**What the exercise asks:**
Repeat only the lines below that run from the line with "What Plotly code" to the line with "import plotly.graph_objects as go", ends included; skip every picture.

********

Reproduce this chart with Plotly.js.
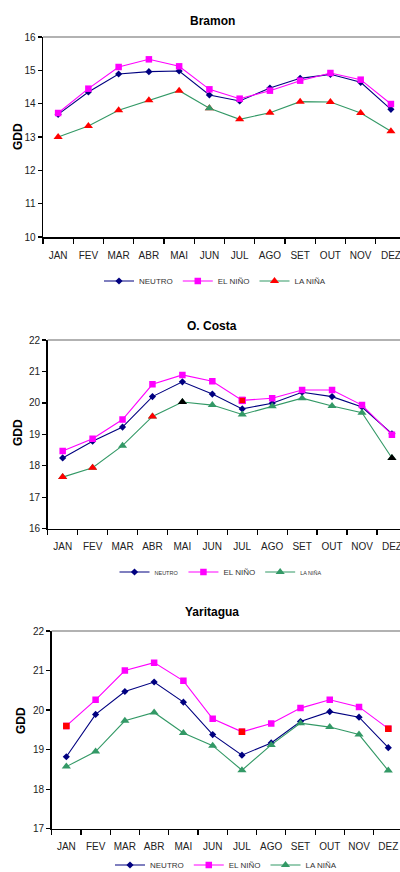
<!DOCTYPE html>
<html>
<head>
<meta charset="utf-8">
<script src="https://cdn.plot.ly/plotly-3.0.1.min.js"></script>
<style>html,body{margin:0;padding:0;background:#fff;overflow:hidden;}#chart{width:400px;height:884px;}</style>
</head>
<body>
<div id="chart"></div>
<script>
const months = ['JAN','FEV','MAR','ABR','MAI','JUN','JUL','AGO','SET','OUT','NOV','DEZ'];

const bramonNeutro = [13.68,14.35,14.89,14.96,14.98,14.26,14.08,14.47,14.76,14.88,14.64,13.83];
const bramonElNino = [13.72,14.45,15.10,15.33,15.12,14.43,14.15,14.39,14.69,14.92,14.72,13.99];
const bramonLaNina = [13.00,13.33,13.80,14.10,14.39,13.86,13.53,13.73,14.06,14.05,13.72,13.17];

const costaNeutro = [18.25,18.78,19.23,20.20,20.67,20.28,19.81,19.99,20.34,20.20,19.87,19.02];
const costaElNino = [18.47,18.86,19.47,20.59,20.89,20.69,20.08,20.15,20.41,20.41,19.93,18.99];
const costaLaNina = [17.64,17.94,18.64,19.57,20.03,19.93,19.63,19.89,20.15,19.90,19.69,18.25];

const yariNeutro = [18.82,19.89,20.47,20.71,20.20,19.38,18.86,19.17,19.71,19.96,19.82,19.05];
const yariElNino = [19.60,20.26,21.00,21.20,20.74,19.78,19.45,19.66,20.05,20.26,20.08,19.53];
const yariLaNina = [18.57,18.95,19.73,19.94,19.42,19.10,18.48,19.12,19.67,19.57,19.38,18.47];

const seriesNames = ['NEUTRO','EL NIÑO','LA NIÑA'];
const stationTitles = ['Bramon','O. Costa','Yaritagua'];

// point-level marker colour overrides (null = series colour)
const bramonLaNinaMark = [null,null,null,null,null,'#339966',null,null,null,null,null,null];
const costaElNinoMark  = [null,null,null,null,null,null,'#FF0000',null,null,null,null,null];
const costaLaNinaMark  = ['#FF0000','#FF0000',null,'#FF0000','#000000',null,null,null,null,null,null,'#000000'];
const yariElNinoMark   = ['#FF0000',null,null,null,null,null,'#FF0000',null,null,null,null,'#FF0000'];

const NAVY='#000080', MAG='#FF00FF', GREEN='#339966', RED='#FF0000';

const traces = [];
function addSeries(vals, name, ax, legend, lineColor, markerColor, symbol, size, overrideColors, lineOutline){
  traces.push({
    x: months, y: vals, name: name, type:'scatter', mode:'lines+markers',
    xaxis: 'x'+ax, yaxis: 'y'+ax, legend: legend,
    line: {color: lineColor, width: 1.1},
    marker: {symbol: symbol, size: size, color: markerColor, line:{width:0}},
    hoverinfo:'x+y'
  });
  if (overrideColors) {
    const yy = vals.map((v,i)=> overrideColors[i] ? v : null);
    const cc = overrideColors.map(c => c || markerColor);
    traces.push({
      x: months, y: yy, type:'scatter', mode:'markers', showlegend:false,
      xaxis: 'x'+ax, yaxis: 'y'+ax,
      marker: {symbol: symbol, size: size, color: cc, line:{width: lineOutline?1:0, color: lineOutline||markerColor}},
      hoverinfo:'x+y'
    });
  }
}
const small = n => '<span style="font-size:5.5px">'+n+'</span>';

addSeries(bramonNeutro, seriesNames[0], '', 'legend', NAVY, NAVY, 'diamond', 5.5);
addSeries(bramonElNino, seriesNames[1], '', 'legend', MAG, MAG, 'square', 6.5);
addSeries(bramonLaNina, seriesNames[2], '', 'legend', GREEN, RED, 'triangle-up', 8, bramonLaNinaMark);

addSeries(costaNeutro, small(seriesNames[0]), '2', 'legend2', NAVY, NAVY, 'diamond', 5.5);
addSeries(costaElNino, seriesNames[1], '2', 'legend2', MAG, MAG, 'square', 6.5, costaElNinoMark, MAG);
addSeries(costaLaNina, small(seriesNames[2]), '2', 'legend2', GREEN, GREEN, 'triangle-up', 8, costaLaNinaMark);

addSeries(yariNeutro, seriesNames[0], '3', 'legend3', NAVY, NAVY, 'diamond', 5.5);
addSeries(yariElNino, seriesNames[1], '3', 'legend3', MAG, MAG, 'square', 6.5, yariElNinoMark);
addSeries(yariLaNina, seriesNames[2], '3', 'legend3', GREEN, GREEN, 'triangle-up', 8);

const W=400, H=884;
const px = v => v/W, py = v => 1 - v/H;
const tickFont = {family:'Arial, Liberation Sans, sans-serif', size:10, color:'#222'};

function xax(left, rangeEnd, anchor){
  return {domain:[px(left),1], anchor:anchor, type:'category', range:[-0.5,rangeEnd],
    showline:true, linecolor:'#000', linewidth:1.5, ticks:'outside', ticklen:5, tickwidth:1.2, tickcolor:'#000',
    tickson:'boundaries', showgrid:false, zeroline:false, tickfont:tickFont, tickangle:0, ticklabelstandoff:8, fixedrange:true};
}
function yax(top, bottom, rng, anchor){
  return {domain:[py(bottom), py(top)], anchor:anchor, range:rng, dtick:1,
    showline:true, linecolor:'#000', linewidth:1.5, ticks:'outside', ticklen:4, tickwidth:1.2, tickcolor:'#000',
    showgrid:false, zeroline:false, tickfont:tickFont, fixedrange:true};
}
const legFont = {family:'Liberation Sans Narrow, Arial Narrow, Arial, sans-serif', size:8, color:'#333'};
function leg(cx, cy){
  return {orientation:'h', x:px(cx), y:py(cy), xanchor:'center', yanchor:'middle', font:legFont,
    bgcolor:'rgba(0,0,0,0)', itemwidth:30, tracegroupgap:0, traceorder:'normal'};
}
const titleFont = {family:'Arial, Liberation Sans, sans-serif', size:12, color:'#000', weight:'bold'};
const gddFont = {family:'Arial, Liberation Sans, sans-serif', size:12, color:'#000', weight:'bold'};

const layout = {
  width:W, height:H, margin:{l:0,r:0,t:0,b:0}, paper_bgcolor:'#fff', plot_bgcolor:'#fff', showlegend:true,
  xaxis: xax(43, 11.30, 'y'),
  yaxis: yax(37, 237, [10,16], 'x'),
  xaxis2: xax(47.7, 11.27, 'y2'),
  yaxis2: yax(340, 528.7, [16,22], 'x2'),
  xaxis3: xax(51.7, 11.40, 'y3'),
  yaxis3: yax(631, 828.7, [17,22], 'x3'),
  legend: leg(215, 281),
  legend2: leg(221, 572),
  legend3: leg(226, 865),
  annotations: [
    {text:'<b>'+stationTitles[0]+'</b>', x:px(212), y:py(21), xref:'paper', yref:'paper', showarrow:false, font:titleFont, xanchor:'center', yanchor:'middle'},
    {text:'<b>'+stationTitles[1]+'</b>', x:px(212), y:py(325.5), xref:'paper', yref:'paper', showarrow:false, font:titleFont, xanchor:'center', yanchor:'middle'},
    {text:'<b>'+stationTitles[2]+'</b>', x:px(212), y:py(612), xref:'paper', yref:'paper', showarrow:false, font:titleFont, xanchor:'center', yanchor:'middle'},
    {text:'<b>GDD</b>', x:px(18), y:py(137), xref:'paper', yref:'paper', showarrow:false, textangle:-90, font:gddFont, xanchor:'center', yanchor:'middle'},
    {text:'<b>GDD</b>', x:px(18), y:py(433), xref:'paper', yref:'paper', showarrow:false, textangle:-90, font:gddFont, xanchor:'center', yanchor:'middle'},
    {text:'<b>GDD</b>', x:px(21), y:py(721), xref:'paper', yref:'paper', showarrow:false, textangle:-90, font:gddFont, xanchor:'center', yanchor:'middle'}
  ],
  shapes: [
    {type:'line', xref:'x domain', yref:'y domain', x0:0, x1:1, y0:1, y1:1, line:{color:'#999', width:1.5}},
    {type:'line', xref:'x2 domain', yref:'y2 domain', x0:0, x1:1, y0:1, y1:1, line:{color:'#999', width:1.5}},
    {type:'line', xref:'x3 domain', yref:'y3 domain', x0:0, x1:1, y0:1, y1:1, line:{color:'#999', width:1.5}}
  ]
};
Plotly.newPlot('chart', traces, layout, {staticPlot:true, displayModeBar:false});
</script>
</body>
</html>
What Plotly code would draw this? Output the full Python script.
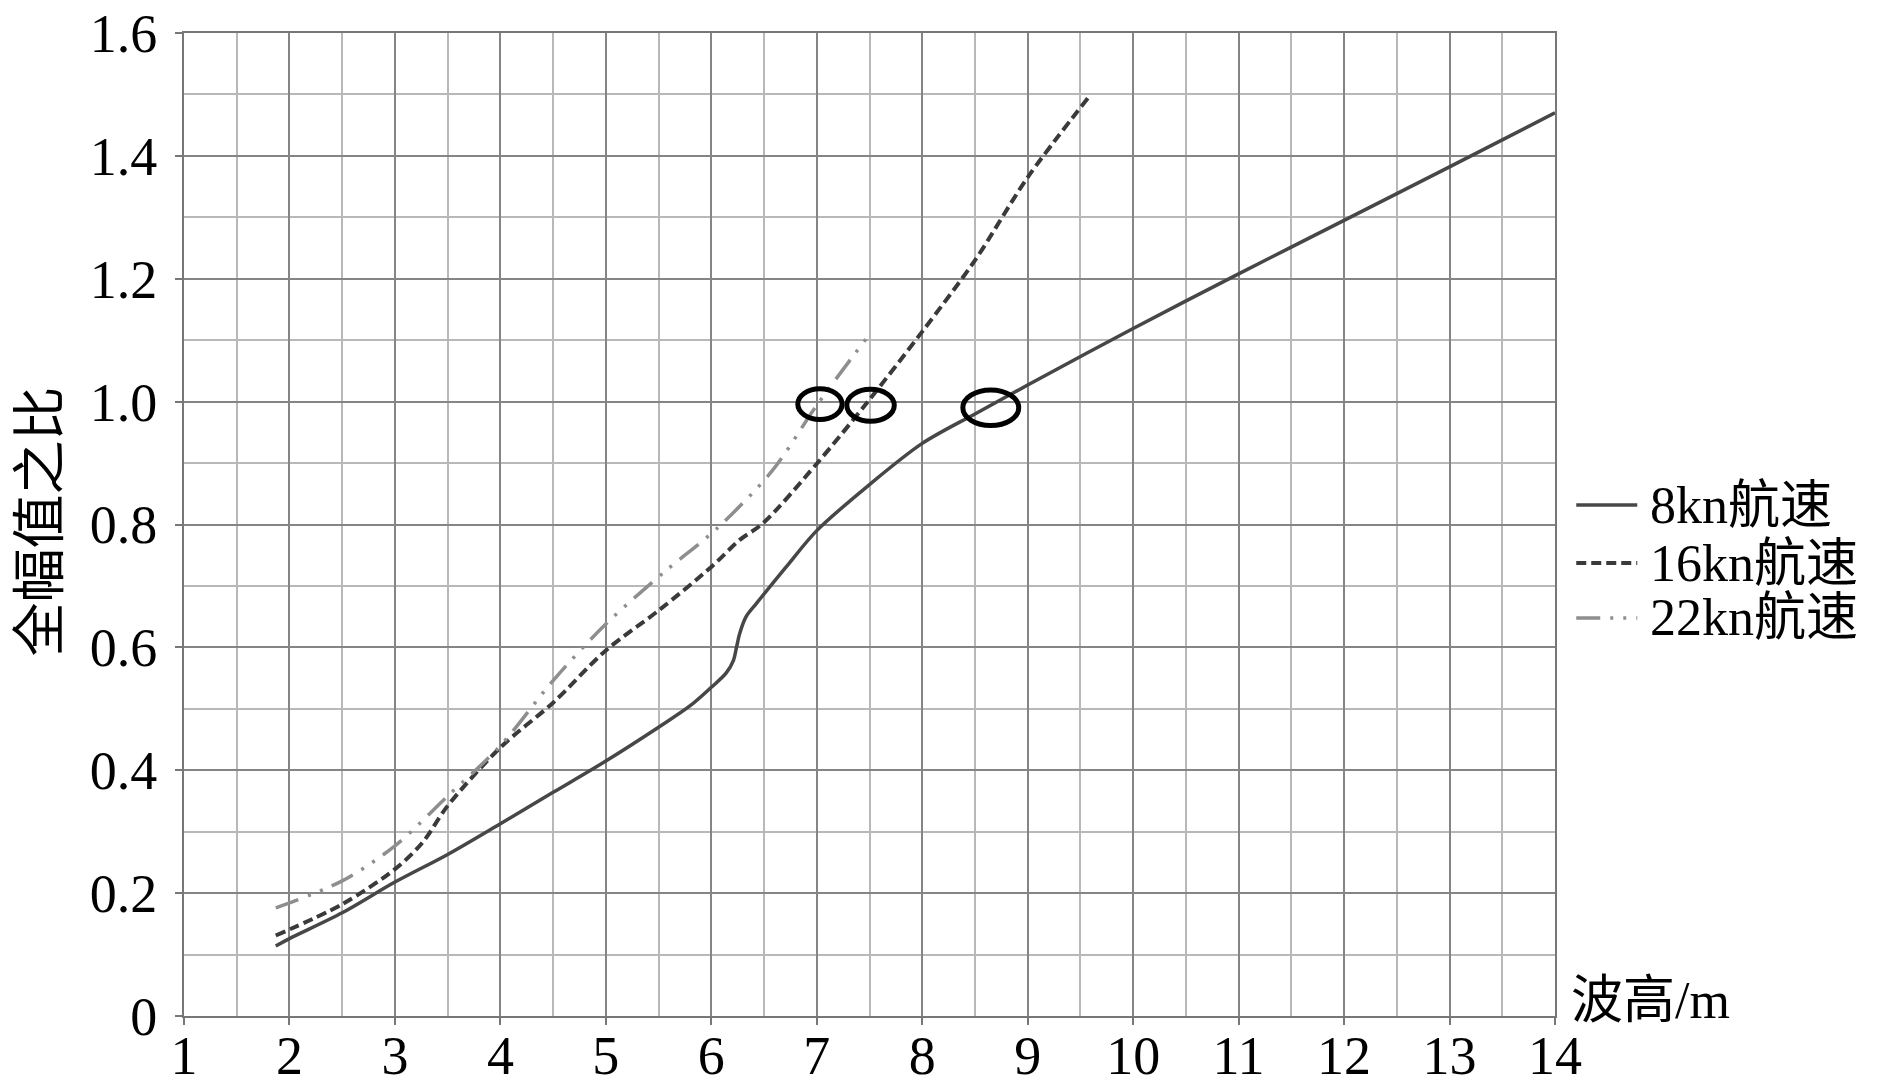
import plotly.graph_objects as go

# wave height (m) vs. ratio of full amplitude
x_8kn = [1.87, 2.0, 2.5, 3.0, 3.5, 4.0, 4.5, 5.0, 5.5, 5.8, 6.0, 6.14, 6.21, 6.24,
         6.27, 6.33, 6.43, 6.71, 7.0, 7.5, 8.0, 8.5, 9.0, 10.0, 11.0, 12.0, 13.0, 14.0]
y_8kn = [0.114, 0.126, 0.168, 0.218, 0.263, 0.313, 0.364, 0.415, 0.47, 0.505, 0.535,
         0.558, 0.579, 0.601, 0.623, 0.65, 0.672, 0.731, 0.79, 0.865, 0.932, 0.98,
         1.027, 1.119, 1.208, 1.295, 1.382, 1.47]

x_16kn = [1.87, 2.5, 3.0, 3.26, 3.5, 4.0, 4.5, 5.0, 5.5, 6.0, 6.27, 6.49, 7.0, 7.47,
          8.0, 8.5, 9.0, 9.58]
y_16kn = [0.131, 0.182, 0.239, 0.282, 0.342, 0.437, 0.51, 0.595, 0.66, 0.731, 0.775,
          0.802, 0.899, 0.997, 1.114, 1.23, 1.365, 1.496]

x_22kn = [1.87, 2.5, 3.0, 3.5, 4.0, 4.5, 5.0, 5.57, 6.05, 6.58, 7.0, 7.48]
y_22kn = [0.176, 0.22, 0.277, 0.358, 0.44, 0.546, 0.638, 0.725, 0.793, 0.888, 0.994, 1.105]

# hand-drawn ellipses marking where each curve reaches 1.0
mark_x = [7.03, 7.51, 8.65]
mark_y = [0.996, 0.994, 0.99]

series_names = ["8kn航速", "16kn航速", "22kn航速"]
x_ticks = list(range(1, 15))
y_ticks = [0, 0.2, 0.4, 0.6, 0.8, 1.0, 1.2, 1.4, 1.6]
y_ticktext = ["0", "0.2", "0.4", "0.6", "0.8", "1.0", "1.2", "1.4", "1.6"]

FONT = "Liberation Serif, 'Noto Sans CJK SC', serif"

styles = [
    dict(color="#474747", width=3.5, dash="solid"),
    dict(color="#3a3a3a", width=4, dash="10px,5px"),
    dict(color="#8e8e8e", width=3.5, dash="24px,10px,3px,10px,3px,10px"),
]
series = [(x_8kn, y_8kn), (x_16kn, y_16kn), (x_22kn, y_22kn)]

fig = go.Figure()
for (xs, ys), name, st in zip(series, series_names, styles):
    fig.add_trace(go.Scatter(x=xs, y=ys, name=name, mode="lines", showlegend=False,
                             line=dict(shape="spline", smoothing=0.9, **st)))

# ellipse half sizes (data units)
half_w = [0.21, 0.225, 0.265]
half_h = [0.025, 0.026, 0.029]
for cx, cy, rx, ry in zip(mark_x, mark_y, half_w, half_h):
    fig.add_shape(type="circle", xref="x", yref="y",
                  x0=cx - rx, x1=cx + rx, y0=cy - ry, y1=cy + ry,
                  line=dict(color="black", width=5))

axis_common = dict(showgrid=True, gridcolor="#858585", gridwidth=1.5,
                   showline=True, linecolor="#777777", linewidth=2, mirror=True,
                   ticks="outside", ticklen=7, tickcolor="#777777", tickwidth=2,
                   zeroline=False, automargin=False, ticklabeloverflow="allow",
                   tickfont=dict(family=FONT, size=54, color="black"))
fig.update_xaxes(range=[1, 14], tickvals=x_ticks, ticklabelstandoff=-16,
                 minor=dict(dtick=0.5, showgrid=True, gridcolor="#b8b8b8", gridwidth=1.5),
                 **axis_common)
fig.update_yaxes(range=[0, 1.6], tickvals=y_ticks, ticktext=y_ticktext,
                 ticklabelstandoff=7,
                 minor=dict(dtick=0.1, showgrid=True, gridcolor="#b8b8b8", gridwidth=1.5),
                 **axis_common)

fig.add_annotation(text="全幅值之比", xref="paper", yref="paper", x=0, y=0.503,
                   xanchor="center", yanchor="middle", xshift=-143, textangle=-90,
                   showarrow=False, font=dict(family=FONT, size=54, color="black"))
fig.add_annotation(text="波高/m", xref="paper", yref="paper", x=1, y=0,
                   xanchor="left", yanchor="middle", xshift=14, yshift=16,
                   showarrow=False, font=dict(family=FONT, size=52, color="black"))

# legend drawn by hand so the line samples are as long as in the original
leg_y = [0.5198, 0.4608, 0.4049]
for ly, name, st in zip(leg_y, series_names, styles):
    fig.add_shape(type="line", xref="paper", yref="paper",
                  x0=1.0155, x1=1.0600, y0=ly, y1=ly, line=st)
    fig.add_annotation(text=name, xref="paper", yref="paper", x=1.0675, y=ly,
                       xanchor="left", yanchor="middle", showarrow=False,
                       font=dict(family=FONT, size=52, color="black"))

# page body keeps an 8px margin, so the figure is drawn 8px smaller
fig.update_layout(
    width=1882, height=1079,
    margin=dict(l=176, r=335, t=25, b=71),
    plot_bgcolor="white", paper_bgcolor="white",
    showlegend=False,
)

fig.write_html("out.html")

********

**Written answer:**
What Plotly code would draw this? Output the full Python script.
import plotly.graph_objects as go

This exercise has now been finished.